What you are asked to do:
Search the material for the word "that" and report each line where it turns up.

● ● ●

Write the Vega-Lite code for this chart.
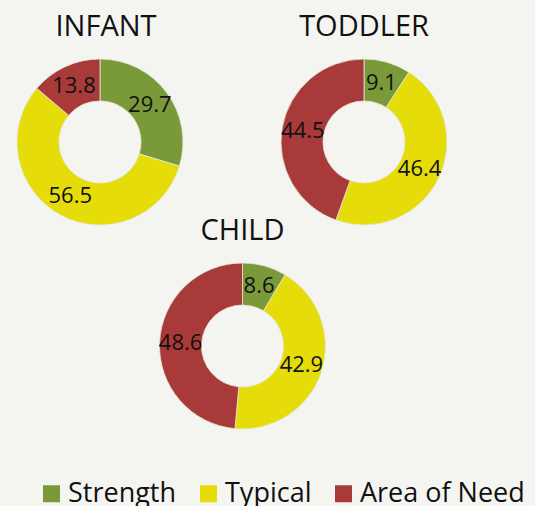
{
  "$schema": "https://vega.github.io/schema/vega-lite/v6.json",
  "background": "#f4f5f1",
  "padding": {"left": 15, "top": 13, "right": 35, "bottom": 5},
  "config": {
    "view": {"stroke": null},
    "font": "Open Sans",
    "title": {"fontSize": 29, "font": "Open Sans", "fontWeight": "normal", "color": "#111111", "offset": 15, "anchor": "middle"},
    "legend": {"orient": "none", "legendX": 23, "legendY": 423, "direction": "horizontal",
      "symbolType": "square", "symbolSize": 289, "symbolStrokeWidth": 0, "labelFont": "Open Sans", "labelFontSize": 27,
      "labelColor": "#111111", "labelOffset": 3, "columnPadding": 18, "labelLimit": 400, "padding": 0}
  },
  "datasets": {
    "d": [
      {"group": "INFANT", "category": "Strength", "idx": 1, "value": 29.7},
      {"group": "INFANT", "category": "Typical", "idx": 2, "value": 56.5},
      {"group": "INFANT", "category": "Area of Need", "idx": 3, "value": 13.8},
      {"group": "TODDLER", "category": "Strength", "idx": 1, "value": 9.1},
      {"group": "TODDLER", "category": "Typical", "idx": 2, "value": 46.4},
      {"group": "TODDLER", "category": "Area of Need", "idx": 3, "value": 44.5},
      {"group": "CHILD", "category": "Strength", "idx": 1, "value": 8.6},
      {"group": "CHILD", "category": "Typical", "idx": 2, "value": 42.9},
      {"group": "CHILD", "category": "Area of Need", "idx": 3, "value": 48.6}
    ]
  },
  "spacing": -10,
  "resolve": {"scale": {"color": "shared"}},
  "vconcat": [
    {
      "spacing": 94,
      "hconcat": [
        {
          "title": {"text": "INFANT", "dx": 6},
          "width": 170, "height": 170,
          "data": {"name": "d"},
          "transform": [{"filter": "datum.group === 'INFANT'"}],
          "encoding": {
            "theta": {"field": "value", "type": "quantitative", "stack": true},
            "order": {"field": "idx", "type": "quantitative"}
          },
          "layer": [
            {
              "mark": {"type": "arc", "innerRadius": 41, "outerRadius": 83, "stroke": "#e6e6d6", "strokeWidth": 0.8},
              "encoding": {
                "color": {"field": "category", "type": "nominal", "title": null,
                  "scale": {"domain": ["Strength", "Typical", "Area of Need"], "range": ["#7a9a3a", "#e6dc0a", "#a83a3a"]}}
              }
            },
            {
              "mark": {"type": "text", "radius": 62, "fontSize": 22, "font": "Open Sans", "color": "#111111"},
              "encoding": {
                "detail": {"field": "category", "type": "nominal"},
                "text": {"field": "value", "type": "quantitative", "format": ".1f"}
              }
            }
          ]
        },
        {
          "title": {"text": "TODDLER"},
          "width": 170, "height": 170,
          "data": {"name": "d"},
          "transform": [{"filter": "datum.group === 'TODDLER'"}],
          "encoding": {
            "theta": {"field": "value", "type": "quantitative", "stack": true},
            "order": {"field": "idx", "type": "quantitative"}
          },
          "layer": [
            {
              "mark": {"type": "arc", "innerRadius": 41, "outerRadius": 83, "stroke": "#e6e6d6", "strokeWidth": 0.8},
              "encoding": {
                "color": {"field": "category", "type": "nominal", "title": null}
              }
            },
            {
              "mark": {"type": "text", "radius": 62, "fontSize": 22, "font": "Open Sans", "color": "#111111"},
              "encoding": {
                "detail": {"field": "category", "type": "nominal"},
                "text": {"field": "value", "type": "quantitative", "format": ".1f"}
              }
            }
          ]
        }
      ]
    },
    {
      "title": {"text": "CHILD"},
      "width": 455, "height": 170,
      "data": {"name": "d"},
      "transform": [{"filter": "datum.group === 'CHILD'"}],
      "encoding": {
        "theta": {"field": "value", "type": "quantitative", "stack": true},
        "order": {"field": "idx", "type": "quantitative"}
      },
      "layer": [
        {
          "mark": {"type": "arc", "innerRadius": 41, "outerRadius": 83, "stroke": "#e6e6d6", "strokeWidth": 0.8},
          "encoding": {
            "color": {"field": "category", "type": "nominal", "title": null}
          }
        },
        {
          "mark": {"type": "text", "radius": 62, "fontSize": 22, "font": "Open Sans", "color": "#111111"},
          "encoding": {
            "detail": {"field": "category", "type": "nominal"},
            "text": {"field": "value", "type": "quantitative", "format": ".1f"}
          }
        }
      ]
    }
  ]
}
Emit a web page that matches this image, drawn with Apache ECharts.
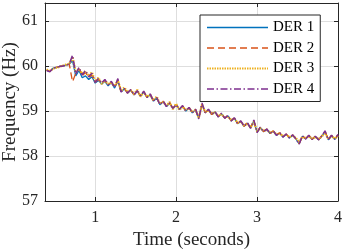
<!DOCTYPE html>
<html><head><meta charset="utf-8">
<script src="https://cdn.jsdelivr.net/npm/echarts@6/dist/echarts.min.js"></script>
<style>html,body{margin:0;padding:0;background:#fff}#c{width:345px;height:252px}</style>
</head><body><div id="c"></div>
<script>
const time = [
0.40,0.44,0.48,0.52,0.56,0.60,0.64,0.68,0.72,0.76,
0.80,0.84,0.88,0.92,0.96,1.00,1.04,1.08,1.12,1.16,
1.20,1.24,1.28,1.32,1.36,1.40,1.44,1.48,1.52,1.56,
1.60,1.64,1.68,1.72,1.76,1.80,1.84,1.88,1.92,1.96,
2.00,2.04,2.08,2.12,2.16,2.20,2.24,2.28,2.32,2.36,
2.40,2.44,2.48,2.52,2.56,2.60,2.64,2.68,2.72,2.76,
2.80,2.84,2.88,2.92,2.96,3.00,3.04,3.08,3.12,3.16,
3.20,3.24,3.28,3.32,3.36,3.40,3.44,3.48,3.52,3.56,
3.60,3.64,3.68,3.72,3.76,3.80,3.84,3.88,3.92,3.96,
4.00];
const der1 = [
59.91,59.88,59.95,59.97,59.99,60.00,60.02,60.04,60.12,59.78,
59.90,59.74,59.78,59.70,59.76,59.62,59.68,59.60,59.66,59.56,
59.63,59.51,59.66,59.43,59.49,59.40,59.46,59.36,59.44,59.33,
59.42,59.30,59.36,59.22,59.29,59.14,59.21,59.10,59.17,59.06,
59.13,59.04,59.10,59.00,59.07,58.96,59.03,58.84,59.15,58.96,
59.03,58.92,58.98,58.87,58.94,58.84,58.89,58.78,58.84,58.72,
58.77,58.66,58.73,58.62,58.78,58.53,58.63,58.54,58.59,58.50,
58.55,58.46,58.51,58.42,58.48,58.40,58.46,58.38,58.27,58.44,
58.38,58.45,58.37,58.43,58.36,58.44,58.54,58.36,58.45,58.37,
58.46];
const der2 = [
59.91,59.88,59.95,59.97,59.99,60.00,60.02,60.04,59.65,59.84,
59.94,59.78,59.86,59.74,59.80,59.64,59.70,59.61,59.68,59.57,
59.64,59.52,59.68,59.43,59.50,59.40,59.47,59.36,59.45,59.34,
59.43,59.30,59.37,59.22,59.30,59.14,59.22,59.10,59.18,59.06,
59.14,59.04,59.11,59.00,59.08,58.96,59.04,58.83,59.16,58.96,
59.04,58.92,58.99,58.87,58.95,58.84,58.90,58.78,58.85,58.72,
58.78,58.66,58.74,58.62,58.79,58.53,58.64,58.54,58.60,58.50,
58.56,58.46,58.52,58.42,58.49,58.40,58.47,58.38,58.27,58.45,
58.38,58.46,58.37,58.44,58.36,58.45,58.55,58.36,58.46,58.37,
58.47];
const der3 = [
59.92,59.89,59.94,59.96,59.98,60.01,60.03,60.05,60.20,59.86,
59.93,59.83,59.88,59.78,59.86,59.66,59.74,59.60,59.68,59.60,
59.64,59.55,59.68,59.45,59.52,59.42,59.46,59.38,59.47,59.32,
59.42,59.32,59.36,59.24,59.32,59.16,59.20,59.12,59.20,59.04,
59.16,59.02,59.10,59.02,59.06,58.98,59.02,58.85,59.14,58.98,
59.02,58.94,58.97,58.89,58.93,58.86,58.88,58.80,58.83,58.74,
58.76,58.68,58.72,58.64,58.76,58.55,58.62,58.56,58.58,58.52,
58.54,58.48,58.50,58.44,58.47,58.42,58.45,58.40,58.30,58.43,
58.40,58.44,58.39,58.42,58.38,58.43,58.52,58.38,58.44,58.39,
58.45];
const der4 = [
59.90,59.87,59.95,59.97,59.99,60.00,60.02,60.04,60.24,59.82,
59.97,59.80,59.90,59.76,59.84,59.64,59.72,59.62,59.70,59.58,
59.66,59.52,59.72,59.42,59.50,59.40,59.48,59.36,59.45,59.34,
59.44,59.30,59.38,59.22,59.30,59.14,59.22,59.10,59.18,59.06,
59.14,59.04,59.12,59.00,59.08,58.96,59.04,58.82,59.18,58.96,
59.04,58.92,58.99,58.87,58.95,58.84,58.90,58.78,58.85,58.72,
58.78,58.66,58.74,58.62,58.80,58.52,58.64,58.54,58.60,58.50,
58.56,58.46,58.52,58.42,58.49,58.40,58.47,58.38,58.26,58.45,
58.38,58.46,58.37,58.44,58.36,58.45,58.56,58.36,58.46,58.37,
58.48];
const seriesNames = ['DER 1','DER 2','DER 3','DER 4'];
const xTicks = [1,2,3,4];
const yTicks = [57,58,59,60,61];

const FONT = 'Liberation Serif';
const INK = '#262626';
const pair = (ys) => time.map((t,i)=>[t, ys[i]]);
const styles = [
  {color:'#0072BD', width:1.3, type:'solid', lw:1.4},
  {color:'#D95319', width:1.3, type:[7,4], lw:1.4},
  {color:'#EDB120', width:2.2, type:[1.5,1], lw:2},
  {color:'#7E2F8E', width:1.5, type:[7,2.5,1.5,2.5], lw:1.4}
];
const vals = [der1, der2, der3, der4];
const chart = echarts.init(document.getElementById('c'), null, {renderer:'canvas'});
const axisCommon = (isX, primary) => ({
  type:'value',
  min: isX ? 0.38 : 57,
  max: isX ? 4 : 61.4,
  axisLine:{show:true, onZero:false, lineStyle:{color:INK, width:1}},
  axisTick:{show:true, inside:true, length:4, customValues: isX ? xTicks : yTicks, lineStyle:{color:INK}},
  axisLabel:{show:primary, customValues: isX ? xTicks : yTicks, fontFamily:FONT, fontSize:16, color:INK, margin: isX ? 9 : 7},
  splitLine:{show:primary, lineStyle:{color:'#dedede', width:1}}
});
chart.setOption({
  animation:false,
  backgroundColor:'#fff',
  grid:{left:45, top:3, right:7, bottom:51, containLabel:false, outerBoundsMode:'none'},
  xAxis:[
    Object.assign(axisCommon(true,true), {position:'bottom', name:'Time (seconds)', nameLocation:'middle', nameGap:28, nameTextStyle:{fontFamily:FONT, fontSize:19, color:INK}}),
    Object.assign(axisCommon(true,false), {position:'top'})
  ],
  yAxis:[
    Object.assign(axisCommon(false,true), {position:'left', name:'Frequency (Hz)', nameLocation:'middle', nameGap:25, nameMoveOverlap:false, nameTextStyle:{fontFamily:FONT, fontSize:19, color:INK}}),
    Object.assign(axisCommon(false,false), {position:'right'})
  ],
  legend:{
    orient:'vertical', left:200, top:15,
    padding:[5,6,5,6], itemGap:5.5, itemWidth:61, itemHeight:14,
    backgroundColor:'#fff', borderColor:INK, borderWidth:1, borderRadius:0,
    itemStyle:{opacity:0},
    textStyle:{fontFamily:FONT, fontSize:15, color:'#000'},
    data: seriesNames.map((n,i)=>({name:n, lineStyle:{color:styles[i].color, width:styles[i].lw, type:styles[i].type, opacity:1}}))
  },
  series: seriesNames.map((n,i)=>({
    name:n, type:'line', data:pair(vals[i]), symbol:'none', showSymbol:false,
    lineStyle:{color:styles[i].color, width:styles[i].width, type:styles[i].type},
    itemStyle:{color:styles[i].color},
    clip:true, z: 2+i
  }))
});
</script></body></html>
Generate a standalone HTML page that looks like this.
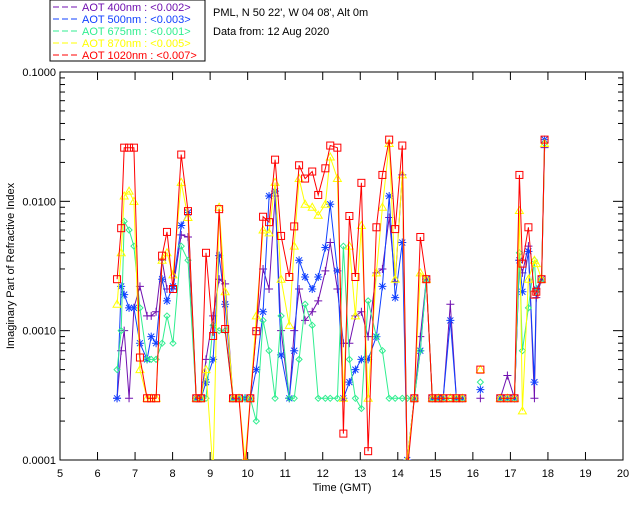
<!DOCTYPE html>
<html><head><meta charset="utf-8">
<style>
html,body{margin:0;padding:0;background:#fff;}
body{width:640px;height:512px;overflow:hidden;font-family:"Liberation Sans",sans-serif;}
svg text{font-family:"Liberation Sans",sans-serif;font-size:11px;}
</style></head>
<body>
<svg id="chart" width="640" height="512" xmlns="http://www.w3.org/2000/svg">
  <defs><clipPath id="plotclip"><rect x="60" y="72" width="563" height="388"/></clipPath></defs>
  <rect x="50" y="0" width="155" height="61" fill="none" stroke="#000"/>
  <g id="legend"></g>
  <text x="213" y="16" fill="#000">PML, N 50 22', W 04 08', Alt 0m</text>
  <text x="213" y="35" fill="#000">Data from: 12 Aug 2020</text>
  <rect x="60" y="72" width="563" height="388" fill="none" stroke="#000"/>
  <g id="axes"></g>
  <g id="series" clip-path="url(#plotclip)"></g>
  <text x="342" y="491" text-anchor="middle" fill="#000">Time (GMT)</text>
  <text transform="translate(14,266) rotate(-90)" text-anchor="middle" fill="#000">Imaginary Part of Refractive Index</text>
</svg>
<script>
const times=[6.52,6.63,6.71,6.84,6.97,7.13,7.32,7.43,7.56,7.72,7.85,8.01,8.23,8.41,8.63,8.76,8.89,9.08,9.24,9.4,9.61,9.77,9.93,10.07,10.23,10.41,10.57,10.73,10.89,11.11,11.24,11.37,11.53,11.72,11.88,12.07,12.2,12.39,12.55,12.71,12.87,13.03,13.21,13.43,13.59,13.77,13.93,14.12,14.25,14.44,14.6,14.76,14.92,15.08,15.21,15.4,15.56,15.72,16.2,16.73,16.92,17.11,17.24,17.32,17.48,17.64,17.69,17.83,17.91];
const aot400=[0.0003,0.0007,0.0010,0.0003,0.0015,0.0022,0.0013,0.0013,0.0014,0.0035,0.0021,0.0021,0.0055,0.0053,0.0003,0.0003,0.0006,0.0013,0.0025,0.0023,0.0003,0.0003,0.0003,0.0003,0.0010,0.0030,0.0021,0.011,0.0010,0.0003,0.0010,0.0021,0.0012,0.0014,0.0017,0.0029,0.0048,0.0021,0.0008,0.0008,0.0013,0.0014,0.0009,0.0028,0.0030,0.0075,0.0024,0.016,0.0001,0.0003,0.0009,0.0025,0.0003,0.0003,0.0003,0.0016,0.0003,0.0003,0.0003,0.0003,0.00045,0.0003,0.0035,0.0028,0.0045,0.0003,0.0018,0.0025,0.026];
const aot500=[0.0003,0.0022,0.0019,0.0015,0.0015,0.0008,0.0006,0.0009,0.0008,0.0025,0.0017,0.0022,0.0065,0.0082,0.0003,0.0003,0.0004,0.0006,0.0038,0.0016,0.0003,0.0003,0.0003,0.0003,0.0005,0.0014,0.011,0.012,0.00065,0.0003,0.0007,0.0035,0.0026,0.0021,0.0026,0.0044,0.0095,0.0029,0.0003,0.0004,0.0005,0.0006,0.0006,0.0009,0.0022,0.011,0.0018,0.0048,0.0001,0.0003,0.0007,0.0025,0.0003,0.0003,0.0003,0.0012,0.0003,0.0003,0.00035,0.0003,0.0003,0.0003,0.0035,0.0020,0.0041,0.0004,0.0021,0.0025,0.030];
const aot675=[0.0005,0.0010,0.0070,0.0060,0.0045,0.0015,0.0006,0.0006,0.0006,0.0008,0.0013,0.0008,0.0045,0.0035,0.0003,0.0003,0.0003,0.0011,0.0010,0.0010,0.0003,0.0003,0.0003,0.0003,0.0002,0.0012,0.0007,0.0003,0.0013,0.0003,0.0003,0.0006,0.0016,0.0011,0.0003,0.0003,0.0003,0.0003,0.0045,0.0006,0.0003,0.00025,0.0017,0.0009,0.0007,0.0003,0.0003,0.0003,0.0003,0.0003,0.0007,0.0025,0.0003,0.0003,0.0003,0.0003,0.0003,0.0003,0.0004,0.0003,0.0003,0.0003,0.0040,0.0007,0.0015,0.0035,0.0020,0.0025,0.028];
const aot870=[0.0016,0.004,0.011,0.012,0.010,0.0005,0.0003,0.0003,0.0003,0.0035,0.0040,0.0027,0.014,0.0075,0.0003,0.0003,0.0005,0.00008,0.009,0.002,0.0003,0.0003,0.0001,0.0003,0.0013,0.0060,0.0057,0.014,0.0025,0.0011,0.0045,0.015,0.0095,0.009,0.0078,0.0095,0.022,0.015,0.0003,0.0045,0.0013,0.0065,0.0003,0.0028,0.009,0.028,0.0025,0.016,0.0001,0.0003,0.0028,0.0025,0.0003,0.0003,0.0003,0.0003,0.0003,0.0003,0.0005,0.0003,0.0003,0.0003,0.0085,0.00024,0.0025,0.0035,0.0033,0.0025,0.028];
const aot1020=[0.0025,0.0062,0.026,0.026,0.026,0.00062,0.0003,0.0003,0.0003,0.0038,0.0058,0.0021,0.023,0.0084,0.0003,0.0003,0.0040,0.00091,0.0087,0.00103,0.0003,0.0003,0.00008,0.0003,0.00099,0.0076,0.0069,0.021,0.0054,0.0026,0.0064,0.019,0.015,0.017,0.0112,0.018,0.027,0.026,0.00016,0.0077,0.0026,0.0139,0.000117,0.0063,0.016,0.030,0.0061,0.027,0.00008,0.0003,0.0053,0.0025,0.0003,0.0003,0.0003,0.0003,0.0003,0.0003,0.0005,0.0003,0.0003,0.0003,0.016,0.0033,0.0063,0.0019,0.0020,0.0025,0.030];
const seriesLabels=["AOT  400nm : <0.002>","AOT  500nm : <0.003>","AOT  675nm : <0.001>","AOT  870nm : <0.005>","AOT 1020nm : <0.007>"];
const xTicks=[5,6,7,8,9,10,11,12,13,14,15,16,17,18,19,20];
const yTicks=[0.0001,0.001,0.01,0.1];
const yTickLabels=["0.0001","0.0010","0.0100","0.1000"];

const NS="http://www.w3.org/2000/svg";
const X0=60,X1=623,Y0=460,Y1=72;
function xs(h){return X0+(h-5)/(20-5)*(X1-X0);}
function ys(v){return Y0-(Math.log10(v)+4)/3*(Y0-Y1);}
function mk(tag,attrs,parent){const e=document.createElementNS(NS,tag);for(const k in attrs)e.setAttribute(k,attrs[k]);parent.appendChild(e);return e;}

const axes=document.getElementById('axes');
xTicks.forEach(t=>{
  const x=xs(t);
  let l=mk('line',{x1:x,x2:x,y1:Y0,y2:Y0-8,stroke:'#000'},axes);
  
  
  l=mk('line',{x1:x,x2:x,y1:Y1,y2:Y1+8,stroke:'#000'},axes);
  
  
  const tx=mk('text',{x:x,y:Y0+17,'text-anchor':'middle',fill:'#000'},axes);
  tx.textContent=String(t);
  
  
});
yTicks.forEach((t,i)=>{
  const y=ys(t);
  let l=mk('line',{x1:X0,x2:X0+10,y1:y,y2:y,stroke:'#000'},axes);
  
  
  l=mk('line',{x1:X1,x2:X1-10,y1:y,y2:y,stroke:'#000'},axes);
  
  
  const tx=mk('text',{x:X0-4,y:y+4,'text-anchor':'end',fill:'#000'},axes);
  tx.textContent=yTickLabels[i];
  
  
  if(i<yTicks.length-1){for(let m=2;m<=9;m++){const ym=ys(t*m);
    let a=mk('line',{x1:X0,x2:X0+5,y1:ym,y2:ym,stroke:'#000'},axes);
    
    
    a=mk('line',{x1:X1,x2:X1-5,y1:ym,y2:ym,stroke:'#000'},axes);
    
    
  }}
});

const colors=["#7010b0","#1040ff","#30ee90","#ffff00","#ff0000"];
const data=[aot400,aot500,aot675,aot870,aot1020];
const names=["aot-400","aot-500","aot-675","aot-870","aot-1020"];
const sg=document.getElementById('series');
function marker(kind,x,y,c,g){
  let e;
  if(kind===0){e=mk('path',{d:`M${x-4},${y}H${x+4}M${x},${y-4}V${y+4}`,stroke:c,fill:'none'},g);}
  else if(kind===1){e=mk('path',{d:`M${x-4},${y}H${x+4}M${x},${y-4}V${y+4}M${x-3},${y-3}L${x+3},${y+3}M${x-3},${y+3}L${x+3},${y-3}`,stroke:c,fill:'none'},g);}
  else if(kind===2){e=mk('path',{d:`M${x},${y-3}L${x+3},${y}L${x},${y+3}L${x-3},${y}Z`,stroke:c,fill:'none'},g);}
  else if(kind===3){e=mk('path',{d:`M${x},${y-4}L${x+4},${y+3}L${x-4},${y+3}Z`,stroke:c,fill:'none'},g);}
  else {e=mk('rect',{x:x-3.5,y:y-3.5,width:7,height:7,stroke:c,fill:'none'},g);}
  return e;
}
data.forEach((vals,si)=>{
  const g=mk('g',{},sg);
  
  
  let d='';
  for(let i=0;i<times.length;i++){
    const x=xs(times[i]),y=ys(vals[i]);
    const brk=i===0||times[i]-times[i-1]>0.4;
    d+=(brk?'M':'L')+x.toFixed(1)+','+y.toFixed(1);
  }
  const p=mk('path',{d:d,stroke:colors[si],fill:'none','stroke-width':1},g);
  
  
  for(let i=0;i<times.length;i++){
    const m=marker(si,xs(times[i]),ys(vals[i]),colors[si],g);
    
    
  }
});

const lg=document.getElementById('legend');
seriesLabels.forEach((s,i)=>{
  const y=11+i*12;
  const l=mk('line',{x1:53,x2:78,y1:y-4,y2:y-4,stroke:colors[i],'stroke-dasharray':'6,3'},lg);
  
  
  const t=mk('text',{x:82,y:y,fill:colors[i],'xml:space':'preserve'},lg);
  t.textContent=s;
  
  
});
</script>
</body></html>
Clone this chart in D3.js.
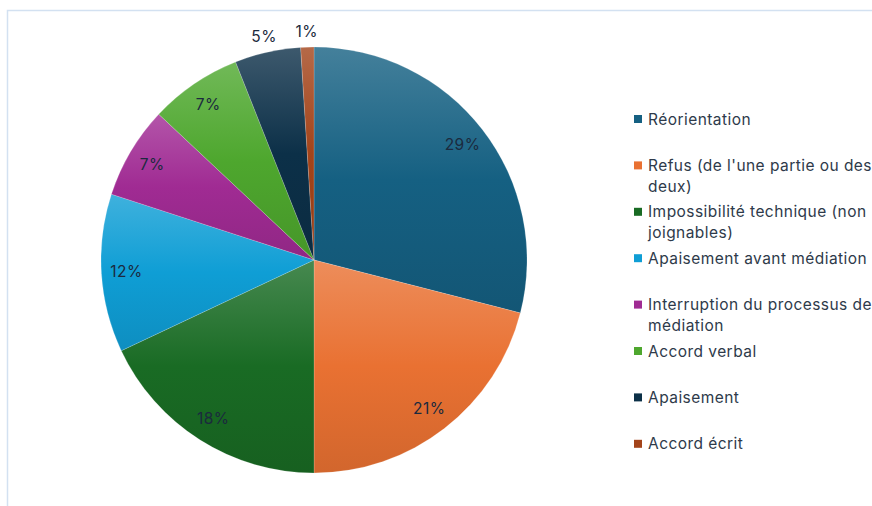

● ● ●

The completed task:
Emit a web page that matches this image, drawn with Apache ECharts.
Generate a standalone HTML page that looks like this.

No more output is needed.